Keith Moreland's home run highlighted a four-run outburst in the fourth inning arid then the Phils jumped on former teammate Ed Farmer for the five runs that decided the affair in the eighth.


"The nice part of it is that a lot of the offense is coming from guys we could have in reserve this season," said Manager Dallas Green.


Outfielder Mike Anderson, for example, drove in a pair of runs in the eighth. Luis Aguayo and Moreland accounted for one run apiece in the fourth.


Moreland has' been the batting terror the Phils hoped he'd be this season. The Texan, who will back up starter Bob Boone, is hitting well over .400 and now has two homers to his credit.


Harold Baines homered for the losers as Philly reliever Kevin Saucier picked up the Phils' sixth victory this spring against two losses.


The Phils' B squad defeat in Dunedin at the hands of the Toronto Blue Jays, 6-5, was taken with a grin, since a shortage of pitchers forced the Phils to use Reading coach Jesus Hernaiz in the 11th inning.


Hernaiz served up a two-run homer to Toronto's J. J. Cannon. The Phils were winning 5-4 at the time.


This game held some significance because Philly reliever Rawly Eastwick demonstrated a mastery and consistency with his new split-fingered fast ball.


The Haddonfield flash dazzled the Blue Jays for three innings, checking them on one hit and striking out four of the 10 batters he faced.

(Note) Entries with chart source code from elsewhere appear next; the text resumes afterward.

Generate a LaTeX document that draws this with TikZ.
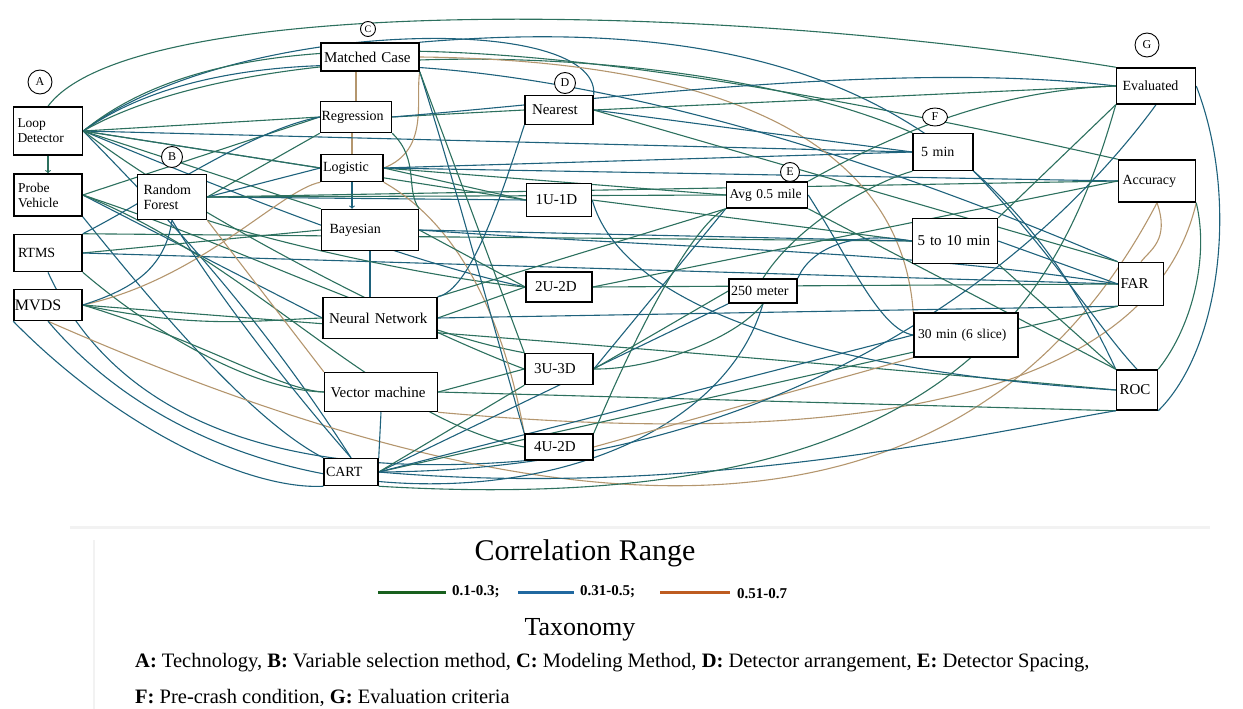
\documentclass[tikz,border=0pt]{standalone}
\usepackage{fontspec}
\setmainfont{Liberation Serif}
\usetikzlibrary{backgrounds,shapes.geometric}

\definecolor{lowc}{RGB}{44,112,94}
\definecolor{midc}{RGB}{30,98,124}
\definecolor{highc}{RGB}{180,150,110}
\definecolor{legg}{RGB}{24,96,30}
\definecolor{legb}{RGB}{32,104,160}
\definecolor{lego}{RGB}{190,92,32}

\tikzset{
  box/.style={draw, line width=1.5pt, fill=white, inner xsep=4pt, inner ysep=2pt,
    align=left, font=\fontsize{14}{15}\selectfont},
  tag/.style={draw, circle, line width=0.9pt, inner sep=0pt, fill=white,
    font=\fontsize{12}{12}\selectfont},
  lowcor/.style={draw=lowc, line width=1.1pt},
  midcor/.style={draw=midc, line width=1.1pt},
  highcor/.style={draw=highc, line width=1.1pt},
}

\begin{document}
\begin{tikzpicture}[x=1pt,y=-1pt]
   \useasboundingbox (0,0) rectangle (1243,709);

   % A: technology
   \path (48,131) node[box,text width=61pt,minimum height=48pt,font=\fontsize{13.5}{15}\selectfont] (LD) {Loop\\Detector};
   \path (48,195) node[box,text width=60pt,minimum height=42pt,font=\fontsize{13.5}{15}\selectfont] (PV) {Probe\\Vehicle};
   \path (48,253) node[box,text width=60pt,minimum height=37pt] (RTMS) {RTMS};
   \path (48,305) node[box,inner xsep=1pt,text width=66pt,minimum height=31pt,font=\fontsize{16}{17}\selectfont] (MVDS) {MVDS};
   \path (40,82) node[tag,minimum size=24pt] (An) {A};

   % B: variable selection
   \path (172,197) node[box,inner xsep=6pt,text width=57pt,minimum height=45pt] (RF) {Random\\Forest};
   \path (172,157) node[tag,minimum size=21pt] (Bn) {B};

   % C: modeling method
   \path (370,57) node[box,inner xsep=3pt,text width=92pt,minimum height=28pt,font=\fontsize{15}{16}\selectfont] (MC) {Matched Case};
   \path (356,117) node[box,inner xsep=1pt,text width=69pt,minimum height=31pt] (Reg) {Regression};
   \path (352,168) node[box,inner xsep=2pt,text width=58pt,minimum height=27pt] (Logit) {Logistic};
   \path (370,230) node[box,inner xsep=8pt,text width=81pt,minimum height=41pt] (Bayes) {Bayesian};
   \path (380,318) node[box,inner xsep=6pt,text width=102pt,minimum height=41pt,font=\fontsize{15}{16}\selectfont] (NN) {Neural Network};
   \path (381,392) node[box,inner xsep=6pt,text width=101pt,minimum height=39pt,font=\fontsize{15}{16}\selectfont] (VM) {Vector machine};
   \path (351,472) node[box,inner xsep=2pt,text width=50pt,minimum height=27pt] (CART) {CART};
   \path (368,29) node[tag,minimum size=15pt,font=\fontsize{10}{10}\selectfont] (Cn) {C};

   % D: detector arrangement
   \path (559,110) node[box,inner xsep=7pt,text width=54pt,minimum height=29pt,font=\fontsize{15}{16}\selectfont] (Near) {Nearest};
   \path (559,200) node[box,inner xsep=9pt,text width=47pt,minimum height=33pt,font=\fontsize{15}{16}\selectfont] (U1D1) {1U-1D};
   \path (559,287) node[box,inner xsep=9pt,text width=48pt,minimum height=30pt,font=\fontsize{15}{16}\selectfont] (U2D2) {2U-2D};
   \path (559,369) node[box,inner xsep=9pt,text width=50pt,minimum height=31pt,font=\fontsize{15}{16}\selectfont] (U3D3) {3U-3D};
   \path (559,447) node[box,inner xsep=9pt,text width=50pt,minimum height=26pt,font=\fontsize{15}{16}\selectfont] (U4D2) {4U-2D};
   \path (565,83) node[tag,minimum size=21pt] (Dn) {D};

   % E: detector spacing
   \path (767,195) node[box,inner xsep=3pt,text width=75pt,minimum height=26pt,font=\fontsize{13.5}{15}\selectfont] (Avg) {Avg 0.5 mile};
   \path (763,291) node[box,inner xsep=2pt,text width=64pt,minimum height=24pt] (M250) {250 meter};
   \path (790,172) node[tag,minimum size=19pt] (En) {E};

   % F: pre-crash condition
   \path (943,152) node[box,inner xsep=8pt,text width=44pt,minimum height=37pt] (Min5) {5 min};
   \path (955,241) node[box,inner xsep=5pt,text width=75pt,minimum height=45pt,font=\fontsize{15}{16}\selectfont] (Min510) {5 to 10 min};
   \path (966,335) node[box,inner xsep=4pt,text width=96pt,minimum height=44pt,font=\fontsize{13.5}{15}\selectfont] (Min30) {30 min (6 slice)};
   \path (935,117) node[draw,ellipse,line width=0.9pt,inner sep=0pt,minimum width=25pt,minimum height=18pt,fill=white,font=\fontsize{12}{12}\selectfont] (Fn) {F};

   % G: evaluation criteria
   \path (1156,86) node[box,inner xsep=6pt,text width=67pt,minimum height=36pt] (Eval) {Evaluated};
   \path (1157,181) node[box,inner xsep=4pt,text width=69pt,minimum height=42pt] (Acc) {Accuracy};
   \path (1141,284) node[box,inner xsep=2pt,text width=41pt,minimum height=43pt,font=\fontsize{15}{16}\selectfont] (FAR) {FAR};
   \path (1137,390) node[box,inner xsep=3pt,text width=35pt,minimum height=40pt,font=\fontsize{15}{16}\selectfont] (ROC) {ROC};
   \path (1147,45) node[tag,minimum size=24pt] (Gn) {G};

   \begin{scope}[on background layer]
   % inside the groups
   \draw[lowcor,->] (LD.south) -- (PV.north);
   \draw[highcor] (Reg.north |- MC.south) -- (Reg.north);
   \draw[highcor] (Logit.north |- Reg.south) -- (Logit.north);
   \draw[midcor,->] (Logit.south) -- (Bayes.north -| Logit.south);
   \draw[midcor] (Bayes.south) -- (NN.north -| Bayes.south);

   % from technology
   \draw[lowcor] (LD.north) .. controls (130,-5) and (700,0) .. (Eval.north west);
   \draw[midcor] (LD.east) .. controls (230,20) and (600,10) .. (Near.north east);
   \draw[lowcor] (LD.east) .. controls (220,20) and (500,20) .. (Acc.north west);
   \draw[midcor] (LD.east) .. controls (240,20) and (600,40) .. (FAR.north west);
   \draw[lowcor] (LD.east) .. controls (260,30) and (700,40) .. (Min5.north west);
   \draw[lowcor] (LD.east) -- (Reg.west);
   \draw[midcor] (LD.east) -- (Logit.west);
   \draw[midcor] (LD.east) -- (Min5.west);
   \draw[lowcor] (LD.east) -- (U1D1.west);
   \draw[midcor] (LD.east) .. controls (250,200) and (400,260) .. (U2D2.west);
   \draw[lowcor] (LD.east) -- (Bayes.north west);
   \draw[midcor] (LD.east) .. controls (150,200) and (250,300) .. (CART.north);
   \draw[lowcor] (LD.east) .. controls (200,220) and (420,330) .. (U3D3.west);
   \draw[lowcor] (PV.east) -- (Reg.west);
   \draw[midcor] (PV.east) -- (NN.west);
   \draw[lowcor] (PV.east) .. controls (250,250) and (400,330) .. (U3D3.north west);
   \draw[midcor] (PV.south east) .. controls (150,300) and (250,420) .. (CART.north west);
   \draw[lowcor] (PV.east) .. controls (250,260) and (380,420) .. (U4D2.west);
   \draw[lowcor] (RTMS.east) -- (Bayes.west);
   \draw[midcor] (RTMS.east) -- (FAR.west);
   \draw[lowcor] (RTMS.north east) -- (Min510.west);
   \draw[midcor] (RTMS.north east) .. controls (150,200) and (250,130) .. (Reg.west);
   \draw[lowcor] (RTMS.south east) .. controls (150,330) and (250,390) .. (VM.west);
   \draw[midcor] (RTMS.south) .. controls (120,430) and (300,480) .. (U4D2.south west);
   \draw[highcor] (MVDS.east) .. controls (200,280) and (280,190) .. (Logit.south west);
   \draw[lowcor] (MVDS.east) .. controls (200,330) and (260,320) .. (NN.west);
   \draw[highcor] (MVDS.south) .. controls (500,520) and (950,600) .. (Acc.south);
   \draw[midcor] (MVDS.south) .. controls (250,560) and (700,520) .. (M250.south);
   \draw[lowcor] (MVDS.east) .. controls (400,330) and (800,360) .. (ROC.west);
   \draw[midcor] (MVDS.south west) .. controls (120,430) and (250,490) .. (CART.south west);
   \draw[lowcor] (MVDS.east) .. controls (200,340) and (280,390) .. (VM.west);

   % from variable selection
   \draw[midcor] (RF.south) .. controls (165,270) and (130,290) .. (MVDS.east);
   \draw[lowcor] (RF.east) -- (Reg.south west);
   \draw[midcor] (RF.east) -- (Logit.west);
   \draw[lowcor] (RF.east) -- (Acc.west);
   \draw[midcor] (RF.east) -- (U1D1.west);
   \draw[lowcor] (RF.south east) .. controls (300,250) and (450,280) .. (U2D2.west);
   \draw[highcor] (RF.south east) -- (VM.north west);
   \draw[midcor] (RF.south) .. controls (220,300) and (300,400) .. (CART.north);
   \draw[lowcor] (RF.east) -- (Avg.west);

   % from modeling method
   \draw[highcor] (MC.south east) .. controls (415,100) and (430,150) .. (Logit.east);
   \draw[highcor] (Logit.south east) .. controls (450,220) and (500,300) .. (U4D2.north west);
   \draw[highcor] (MC.east) .. controls (700,60) and (900,130) .. (Min30.north west);
   \draw[midcor] (MC.south east) .. controls (460,200) and (500,350) .. (U4D2.north west);
   \draw[lowcor] (MC.south east) -- (U3D3.north west);
   \draw[midcor] (MC.north east) .. controls (800,10) and (1000,120) .. (ROC.north west);
   \draw[lowcor] (Reg.east) -- (Near.west);
   \draw[midcor] (Reg.east) .. controls (600,100) and (900,60) .. (Eval.west);
   \draw[lowcor] (Reg.south east) .. controls (420,160) and (405,190) .. (Bayes.north east);
   \draw[lowcor] (Logit.east) -- (Avg.west);
   \draw[midcor] (Logit.east) -- (Acc.west);
   \draw[lowcor] (Logit.east) -- (U1D1.west);
   \draw[midcor] (Logit.east) -- (Min5.west);
   \draw[midcor] (Bayes.east) -- (Min510.west);
   \draw[lowcor] (Bayes.east) -- (U2D2.west);
   \draw[midcor] (Bayes.east) .. controls (700,250) and (900,250) .. (FAR.west);
   \draw[lowcor] (NN.east) -- (U2D2.west);
   \draw[midcor] (NN.east) -- (FAR.south west);
   \draw[lowcor] (NN.north east) -- (Avg.south west);
   \draw[lowcor] (VM.east) -- (U3D3.west);
   \draw[highcor] (VM.south east) .. controls (850,450) and (1150,400) .. (Acc.south east);
   \draw[midcor] (VM.south) -- (CART.north east);
   \draw[lowcor] (VM.east) -- (ROC.south west);
   \draw[midcor] (CART.east) -- (M250.south west);
   \draw[lowcor] (CART.east) -- (U3D3.south west);
   \draw[midcor] (CART.east) .. controls (700,500) and (1000,430) .. (ROC.south west);
   \draw[lowcor] (CART.east) -- (FAR.south west);
   \draw[midcor] (CART.east) -- (Min30.west);

   % from detector arrangement
   \draw[midcor] (Near.south west) .. controls (500,200) and (470,290) .. (NN.north east);
   \draw[lowcor] (Near.east) -- (Eval.west);
   \draw[midcor] (Near.east) -- (Min5.west);
   \draw[lowcor] (Near.east) -- (FAR.north west);
   \draw[midcor] (U1D1.east) .. controls (620,300) and (800,370) .. (ROC.west);
   \draw[lowcor] (U1D1.east) -- (Min510.west);
   \draw[lowcor] (U2D2.east) -- (FAR.west);
   \draw[lowcor] (U2D2.east) -- (Acc.west);
   \draw[midcor] (U3D3.east) -- (Avg.south west);
   \draw[lowcor] (U3D3.east) -- (M250.west);
   \draw[lowcor] (U4D2.north east) .. controls (650,300) and (700,220) .. (Avg.south west);
   \draw[highcor] (U4D2.east) -- (Min30.south west);

   % from detector spacing and pre-crash condition
   \draw[midcor] (Avg.east) .. controls (850,260) and (880,330) .. (Min30.west);
   \draw[lowcor] (Avg.south east) -- (ROC.north west);
   \draw[lowcor] (Avg.north east) .. controls (900,130) and (1000,90) .. (Eval.west);
   \draw[lowcor] (M250.north) .. controls (800,220) and (880,180) .. (Min5.south west);
   \draw[midcor] (M250.north east) .. controls (810,250) and (850,230) .. (Min510.west);
   \draw[lowcor] (M250.south) .. controls (735,340) and (650,370) .. (U3D3.east);
   \draw[midcor] (Min5.south east) .. controls (1050,250) and (1100,330) .. (ROC.north);
   \draw[lowcor] (Min510.north east) -- (Eval.south west);
   \draw[midcor] (Min510.east) -- (FAR.west);
   \draw[lowcor] (Min510.south east) -- (ROC.north west);

   % evaluation criteria
   \draw[midcor] (Eval.east) .. controls (1240,200) and (1220,350) .. (ROC.south east);
   \draw[lowcor] (Acc.south east) .. controls (1210,260) and (1190,330) .. (ROC.north east);
   \draw[highcor] (Acc.south) .. controls (1170,240) and (1150,250) .. (FAR.north);
   \draw[midcor] (Eval.south) .. controls (1050,250) and (800,470) .. (CART.east);
   \draw[lowcor] (Eval.south west) .. controls (1060,300) and (950,520) .. (CART.south east);
   \end{scope}

   % page edge left over from the scan
   \draw[gray!10,line width=3pt] (70,527) -- (1210,527);
   \draw[gray!10,line width=2pt] (94,540) -- (94,709);

   \path (585,553) node[font=\fontsize{30}{32}\selectfont] (Title) {Correlation Range};
   \draw[legg,line width=3pt] (378,592) -- (446,592);
   \path (452,592) node[anchor=west,inner sep=0pt,font=\bfseries\fontsize{15}{16}\selectfont] (Low) {0.1-0.3;};
   \draw[legb,line width=3pt] (518,592) -- (574,592);
   \path (580,592) node[anchor=west,inner sep=0pt,font=\bfseries\fontsize{15}{16}\selectfont] (Mid) {0.31-0.5;};
   \draw[lego,line width=3pt] (660,592) -- (730,592);
   \path (737,594) node[anchor=west,inner sep=0pt,font=\bfseries\fontsize{15}{16}\selectfont] (High) {0.51-0.7};

   \path (580,630) node[font=\fontsize{26}{28}\selectfont] (Tax) {Taxonomy};
   \path (135,663) node[anchor=west,inner sep=0pt,font=\fontsize{20.5}{22}\selectfont] (TaxA)
     {\textbf{A:} Technology, \textbf{B:} Variable selection method, \textbf{C:} Modeling Method, \textbf{D:} Detector arrangement, \textbf{E:} Detector Spacing,};
   \path (135,698) node[anchor=west,inner sep=0pt,font=\fontsize{20.5}{22}\selectfont] (TaxF)
     {\textbf{F:} Pre-crash condition, \textbf{G:} Evaluation criteria};
\end{tikzpicture}
\end{document}
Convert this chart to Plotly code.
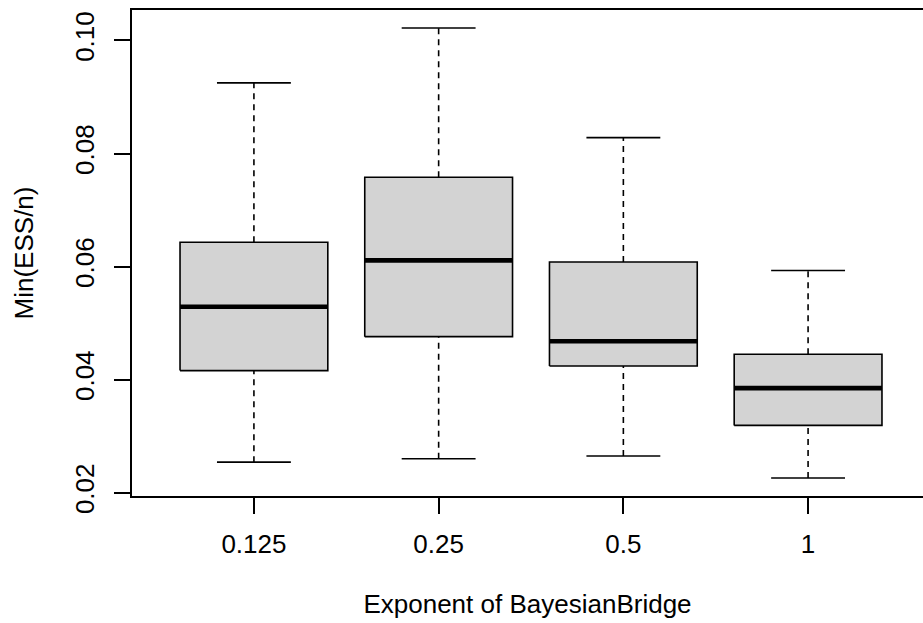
import plotly.graph_objects as go

# ---- data ----
categories = ["0.125", "0.25", "0.5", "1"]
lower_whisker = [0.0254, 0.0260, 0.0265, 0.0226]
q1_values = [0.0416, 0.0476, 0.0424, 0.0319]
median_values = [0.0529, 0.0611, 0.0468, 0.0385]
q3_values = [0.0643, 0.0758, 0.0608, 0.0445]
upper_whisker = [0.0925, 0.1022, 0.0828, 0.0593]
y_tick_values = [0.02, 0.04, 0.06, 0.08, 0.10]
y_tick_labels = ["0.02", "0.04", "0.06", "0.08", "0.10"]

# ---- style ----
FONT = "Liberation Sans, Arial, Helvetica, sans-serif"
FS = 26
BOXWEX = 0.8
STAPLE = 0.4
FILL = "#D3D3D3"
LW = 1.6

W, H = 923, 623
ML, MT, MB, MR = 132, 10, 127, 0

fig = go.Figure()

pos = list(range(1, len(categories) + 1))

# whiskers (dashed)
wx, wy = [], []
for p, lo, a, b, hi in zip(pos, lower_whisker, q1_values, q3_values, upper_whisker):
    wx += [p, p, None, p, p, None]
    wy += [b, hi, None, lo, a, None]
fig.add_trace(go.Scatter(x=wx, y=wy, mode="lines",
                         line=dict(color="black", width=LW, dash="6px,5px"),
                         hoverinfo="skip", showlegend=False))

# staples
sx, sy = [], []
for p, lo, hi in zip(pos, lower_whisker, upper_whisker):
    sx += [p - STAPLE / 2, p + STAPLE / 2, None, p - STAPLE / 2, p + STAPLE / 2, None]
    sy += [hi, hi, None, lo, lo, None]
fig.add_trace(go.Scatter(x=sx, y=sy, mode="lines",
                         line=dict(color="black", width=LW),
                         hoverinfo="skip", showlegend=False))

# boxes
for p, a, b in zip(pos, q1_values, q3_values):
    h = BOXWEX / 2
    fig.add_trace(go.Scatter(x=[p - h, p + h, p + h, p - h, p - h],
                             y=[a, a, b, b, a], mode="lines", fill="toself",
                             fillcolor=FILL, line=dict(color="black", width=LW),
                             hoverinfo="skip", showlegend=False))

# medians
mx, my = [], []
for p, m in zip(pos, median_values):
    mx += [p - BOXWEX / 2, p + BOXWEX / 2, None]
    my += [m, m, None]
fig.add_trace(go.Scatter(x=mx, y=my, mode="lines",
                         line=dict(color="black", width=4.6),
                         hoverinfo="skip", showlegend=False))

# R-style axis ranges (4% padding); right frame edge falls outside the image
ylo, yhi = min(lower_whisker), max(upper_whisker)
ypad = 0.04 * (yhi - ylo)
xlo_full, xhi_full = 0.5 - 0.04 * len(categories), len(categories) + 0.5 + 0.04 * len(categories)
full_width_px = 798.0
px_per_unit = full_width_px / (xhi_full - xlo_full)
plot_w = W - ML - MR
xhi_vis = xlo_full + plot_w / px_per_unit

fig.update_layout(
    width=W, height=H,
    margin=dict(l=ML, r=MR, t=MT, b=MB, pad=0),
    plot_bgcolor="white", paper_bgcolor="white",
    font=dict(family=FONT, size=FS, color="black"),
    xaxis=dict(range=[xlo_full, xhi_vis], tickvals=pos, ticktext=categories,
               ticks="outside", ticklen=16, tickwidth=LW, tickcolor="black",
               showline=True, mirror=True, linewidth=2, linecolor="black",
               showgrid=False, zeroline=False, ticklabelstandoff=8,
               title=dict(text="Exponent of BayesianBridge", standoff=37,
                          font=dict(family=FONT, size=FS))),
    yaxis=dict(range=[ylo - ypad, yhi + ypad], tickvals=y_tick_values,
               ticktext=y_tick_labels, tickangle=-90,
               ticks="outside", ticklen=16, tickwidth=LW, tickcolor="black",
               showline=True, linewidth=2, linecolor="black",
               showgrid=False, zeroline=False, ticklabelstandoff=10,
               title=dict(text="Min(ESS/n)", standoff=28,
                          font=dict(family=FONT, size=FS))),
)

fig.write_html("out.html")
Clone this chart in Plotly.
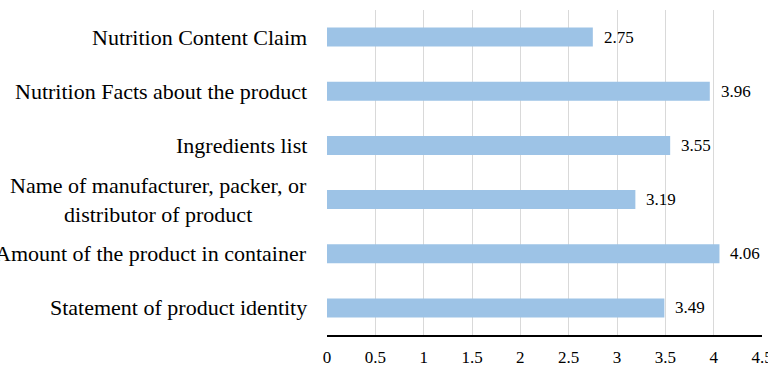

"I was getting it over and keeping it down," said a delighted Eastwick.


John Mayberry opened this affair with a two-run homer in the first inning. The Phils took a 3-2 lead in the fifth, with a double by Orlando Isales highlighting the rally.


Philly reliever Doug Bird balked in the tying run in the Toronto fifth, but Lonnie Smith's single put the Phils in front in the seventh.


Bird was touched for the tying run again in the Blue Jays' seventh, and that's where things stood until the Philly 11th, when Greg Gross walked, moved to second on a sacrifice bunt and scored on George Vukovich's double to left-center.


Today, the Phils host the Houston Astros in Clearwater. Steve Carlton will go against Joe Niekro. The Garry Maddox contract talks are warming up again, but they're only lukewarm.